— Work to complete —
Copy out every line in which the string "page" occurs.

— Records shown —
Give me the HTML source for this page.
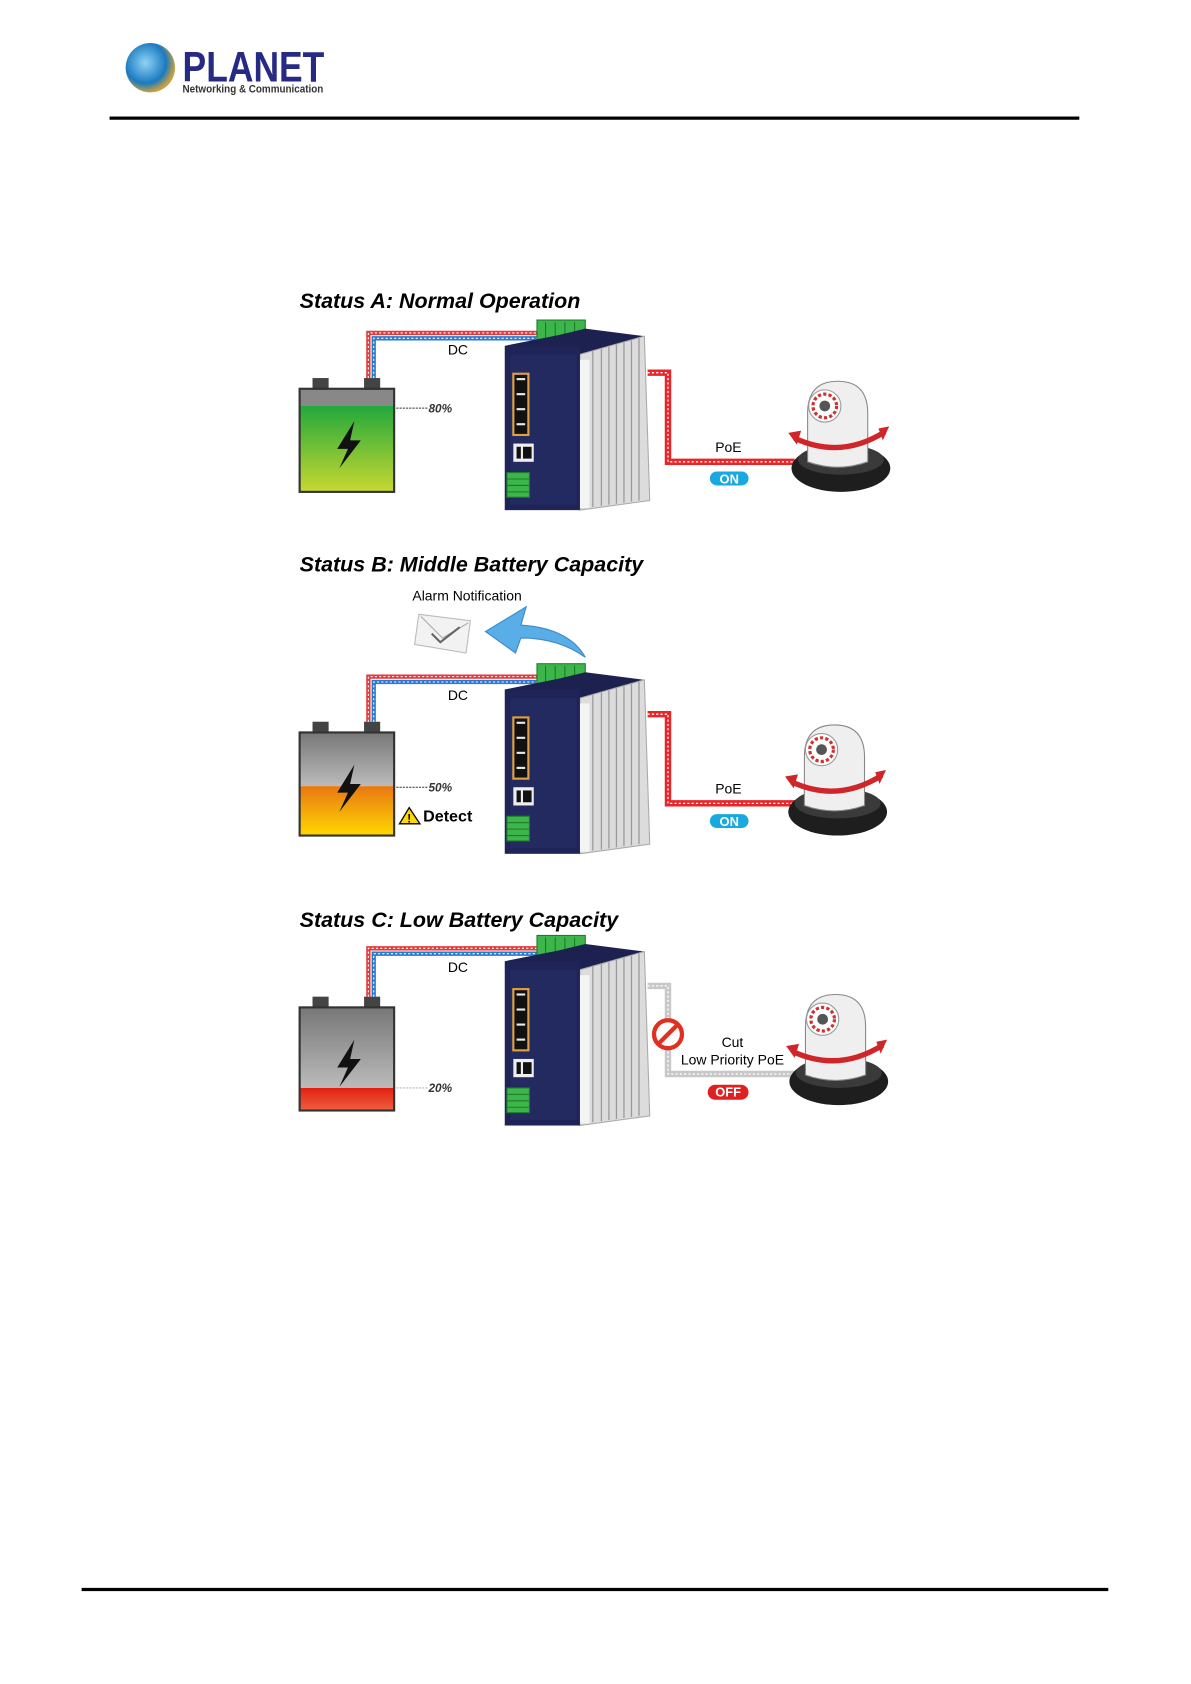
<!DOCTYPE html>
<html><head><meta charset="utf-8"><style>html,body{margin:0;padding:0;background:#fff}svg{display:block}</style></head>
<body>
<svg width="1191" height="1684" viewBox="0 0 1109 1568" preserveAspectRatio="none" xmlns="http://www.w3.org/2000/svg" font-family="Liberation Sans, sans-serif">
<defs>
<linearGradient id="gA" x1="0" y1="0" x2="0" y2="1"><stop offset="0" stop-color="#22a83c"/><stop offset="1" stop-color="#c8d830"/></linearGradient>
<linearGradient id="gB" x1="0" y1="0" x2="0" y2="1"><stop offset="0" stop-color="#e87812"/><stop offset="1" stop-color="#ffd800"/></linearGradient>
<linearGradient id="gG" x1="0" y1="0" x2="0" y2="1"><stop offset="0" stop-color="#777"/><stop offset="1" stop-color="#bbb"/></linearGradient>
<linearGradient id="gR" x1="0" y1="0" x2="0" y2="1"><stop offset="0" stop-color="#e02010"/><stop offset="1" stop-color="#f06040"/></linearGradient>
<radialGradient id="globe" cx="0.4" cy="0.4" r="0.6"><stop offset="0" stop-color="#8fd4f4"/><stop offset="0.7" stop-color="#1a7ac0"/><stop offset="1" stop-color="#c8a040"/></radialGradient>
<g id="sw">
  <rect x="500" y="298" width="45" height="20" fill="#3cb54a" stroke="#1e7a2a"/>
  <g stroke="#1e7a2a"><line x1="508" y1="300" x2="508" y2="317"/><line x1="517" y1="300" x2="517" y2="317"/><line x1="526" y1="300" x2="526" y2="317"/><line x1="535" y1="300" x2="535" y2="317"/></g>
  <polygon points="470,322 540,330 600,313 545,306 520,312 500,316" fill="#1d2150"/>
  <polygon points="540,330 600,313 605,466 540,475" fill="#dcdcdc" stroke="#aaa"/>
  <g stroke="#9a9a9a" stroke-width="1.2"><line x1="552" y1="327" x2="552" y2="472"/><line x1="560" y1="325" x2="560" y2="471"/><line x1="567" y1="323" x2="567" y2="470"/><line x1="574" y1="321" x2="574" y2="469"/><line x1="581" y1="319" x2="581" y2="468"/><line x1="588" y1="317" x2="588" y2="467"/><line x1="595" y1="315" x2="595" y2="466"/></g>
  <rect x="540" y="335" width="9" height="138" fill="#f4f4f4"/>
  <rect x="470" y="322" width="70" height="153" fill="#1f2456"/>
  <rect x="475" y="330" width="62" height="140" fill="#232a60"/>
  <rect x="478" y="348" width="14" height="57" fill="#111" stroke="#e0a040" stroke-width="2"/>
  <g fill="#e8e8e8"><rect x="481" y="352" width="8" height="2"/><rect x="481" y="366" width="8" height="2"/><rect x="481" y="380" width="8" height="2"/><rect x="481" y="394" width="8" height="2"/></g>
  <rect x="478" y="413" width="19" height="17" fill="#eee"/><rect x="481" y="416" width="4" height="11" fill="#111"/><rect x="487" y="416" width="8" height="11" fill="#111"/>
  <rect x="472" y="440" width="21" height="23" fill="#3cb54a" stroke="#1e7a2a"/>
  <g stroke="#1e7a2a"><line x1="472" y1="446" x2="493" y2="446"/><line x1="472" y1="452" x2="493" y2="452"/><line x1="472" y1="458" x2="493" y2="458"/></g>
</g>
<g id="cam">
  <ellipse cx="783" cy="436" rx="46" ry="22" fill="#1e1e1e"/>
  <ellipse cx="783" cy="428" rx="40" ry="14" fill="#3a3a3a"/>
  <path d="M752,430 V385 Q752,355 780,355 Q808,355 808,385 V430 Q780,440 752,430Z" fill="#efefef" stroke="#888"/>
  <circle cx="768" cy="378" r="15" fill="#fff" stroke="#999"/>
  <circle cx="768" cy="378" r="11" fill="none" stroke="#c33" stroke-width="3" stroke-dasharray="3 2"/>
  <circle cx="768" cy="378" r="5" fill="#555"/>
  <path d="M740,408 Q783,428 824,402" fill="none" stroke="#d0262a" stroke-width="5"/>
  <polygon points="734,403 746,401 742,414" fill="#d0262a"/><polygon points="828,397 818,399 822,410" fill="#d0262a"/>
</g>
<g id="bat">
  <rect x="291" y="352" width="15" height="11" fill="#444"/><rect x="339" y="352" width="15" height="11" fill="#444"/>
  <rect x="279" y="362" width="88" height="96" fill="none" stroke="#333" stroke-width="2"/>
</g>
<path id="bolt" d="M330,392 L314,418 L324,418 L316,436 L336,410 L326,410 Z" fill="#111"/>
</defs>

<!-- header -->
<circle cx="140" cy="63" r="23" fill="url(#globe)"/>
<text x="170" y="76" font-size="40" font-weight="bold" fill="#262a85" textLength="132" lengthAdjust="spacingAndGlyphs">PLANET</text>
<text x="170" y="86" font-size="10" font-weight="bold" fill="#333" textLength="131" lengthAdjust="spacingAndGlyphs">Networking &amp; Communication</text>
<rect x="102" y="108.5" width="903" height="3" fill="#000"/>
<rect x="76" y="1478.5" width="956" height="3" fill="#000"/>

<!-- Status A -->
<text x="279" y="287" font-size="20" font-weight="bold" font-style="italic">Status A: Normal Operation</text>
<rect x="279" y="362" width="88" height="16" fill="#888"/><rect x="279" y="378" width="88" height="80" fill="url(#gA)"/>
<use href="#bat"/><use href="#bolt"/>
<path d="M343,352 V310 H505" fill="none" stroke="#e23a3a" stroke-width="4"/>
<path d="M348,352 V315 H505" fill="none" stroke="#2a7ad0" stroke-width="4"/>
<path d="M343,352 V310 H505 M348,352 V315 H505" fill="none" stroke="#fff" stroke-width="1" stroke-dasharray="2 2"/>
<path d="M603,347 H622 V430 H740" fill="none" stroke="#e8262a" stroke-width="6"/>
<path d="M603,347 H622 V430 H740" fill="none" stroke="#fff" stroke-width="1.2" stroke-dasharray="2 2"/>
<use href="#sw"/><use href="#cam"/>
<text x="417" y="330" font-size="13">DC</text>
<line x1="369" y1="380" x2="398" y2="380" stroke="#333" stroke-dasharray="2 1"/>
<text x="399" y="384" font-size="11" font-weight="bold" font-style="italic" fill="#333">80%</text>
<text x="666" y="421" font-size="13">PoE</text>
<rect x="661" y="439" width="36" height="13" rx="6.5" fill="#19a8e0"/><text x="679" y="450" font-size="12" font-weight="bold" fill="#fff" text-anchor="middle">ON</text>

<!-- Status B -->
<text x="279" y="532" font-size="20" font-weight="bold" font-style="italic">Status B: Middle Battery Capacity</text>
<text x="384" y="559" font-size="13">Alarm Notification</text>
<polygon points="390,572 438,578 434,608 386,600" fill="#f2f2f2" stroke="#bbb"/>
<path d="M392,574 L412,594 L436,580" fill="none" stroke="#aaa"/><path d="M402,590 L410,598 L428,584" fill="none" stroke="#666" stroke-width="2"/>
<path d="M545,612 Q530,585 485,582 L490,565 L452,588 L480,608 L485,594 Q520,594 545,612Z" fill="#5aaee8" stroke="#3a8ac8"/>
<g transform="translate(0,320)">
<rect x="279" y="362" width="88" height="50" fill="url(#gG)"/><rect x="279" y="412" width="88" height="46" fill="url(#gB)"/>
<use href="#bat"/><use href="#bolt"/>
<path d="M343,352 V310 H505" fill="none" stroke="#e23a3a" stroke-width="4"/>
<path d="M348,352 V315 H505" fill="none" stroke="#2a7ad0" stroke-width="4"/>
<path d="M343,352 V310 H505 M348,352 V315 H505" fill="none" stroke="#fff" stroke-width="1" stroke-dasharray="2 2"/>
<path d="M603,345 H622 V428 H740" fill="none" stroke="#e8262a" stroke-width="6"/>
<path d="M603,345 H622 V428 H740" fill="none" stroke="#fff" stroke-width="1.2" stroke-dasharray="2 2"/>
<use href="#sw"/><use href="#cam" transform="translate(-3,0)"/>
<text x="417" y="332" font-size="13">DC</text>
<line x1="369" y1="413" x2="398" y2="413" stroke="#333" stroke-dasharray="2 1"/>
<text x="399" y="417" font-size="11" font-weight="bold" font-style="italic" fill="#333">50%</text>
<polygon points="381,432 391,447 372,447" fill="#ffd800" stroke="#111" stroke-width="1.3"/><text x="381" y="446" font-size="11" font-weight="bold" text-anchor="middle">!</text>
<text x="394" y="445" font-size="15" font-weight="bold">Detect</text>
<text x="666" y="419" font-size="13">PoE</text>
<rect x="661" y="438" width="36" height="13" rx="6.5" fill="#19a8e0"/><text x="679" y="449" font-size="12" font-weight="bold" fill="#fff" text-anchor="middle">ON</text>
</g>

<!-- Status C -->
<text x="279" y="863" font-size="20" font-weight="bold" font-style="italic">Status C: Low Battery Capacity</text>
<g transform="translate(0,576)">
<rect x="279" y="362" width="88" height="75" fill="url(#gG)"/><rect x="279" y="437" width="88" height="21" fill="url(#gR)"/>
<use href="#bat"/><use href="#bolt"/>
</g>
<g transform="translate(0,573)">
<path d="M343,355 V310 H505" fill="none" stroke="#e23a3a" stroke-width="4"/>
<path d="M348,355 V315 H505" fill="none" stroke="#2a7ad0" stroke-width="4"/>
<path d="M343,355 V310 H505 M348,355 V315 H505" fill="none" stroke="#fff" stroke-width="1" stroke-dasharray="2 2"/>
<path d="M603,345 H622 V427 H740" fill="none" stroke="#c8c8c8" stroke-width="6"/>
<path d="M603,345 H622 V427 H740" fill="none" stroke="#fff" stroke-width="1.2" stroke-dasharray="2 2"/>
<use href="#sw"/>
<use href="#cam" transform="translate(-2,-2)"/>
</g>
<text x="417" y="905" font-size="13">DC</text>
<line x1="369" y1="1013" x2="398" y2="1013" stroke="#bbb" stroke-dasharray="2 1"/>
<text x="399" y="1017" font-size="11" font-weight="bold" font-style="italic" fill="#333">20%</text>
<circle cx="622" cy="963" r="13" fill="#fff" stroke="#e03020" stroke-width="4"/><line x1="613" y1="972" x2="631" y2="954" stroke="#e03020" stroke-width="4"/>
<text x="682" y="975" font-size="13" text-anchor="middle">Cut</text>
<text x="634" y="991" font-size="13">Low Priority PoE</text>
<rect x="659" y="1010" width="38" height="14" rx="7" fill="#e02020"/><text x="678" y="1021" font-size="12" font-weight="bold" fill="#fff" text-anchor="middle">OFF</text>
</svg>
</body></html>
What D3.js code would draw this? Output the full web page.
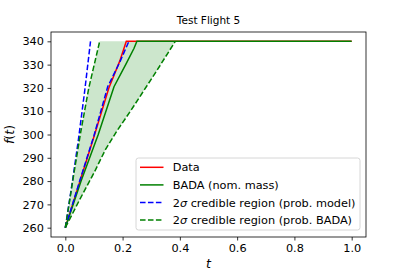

— Result of the exercise —
Give me the HTML source for this page.
What D3.js code would draw this? Output the full web page.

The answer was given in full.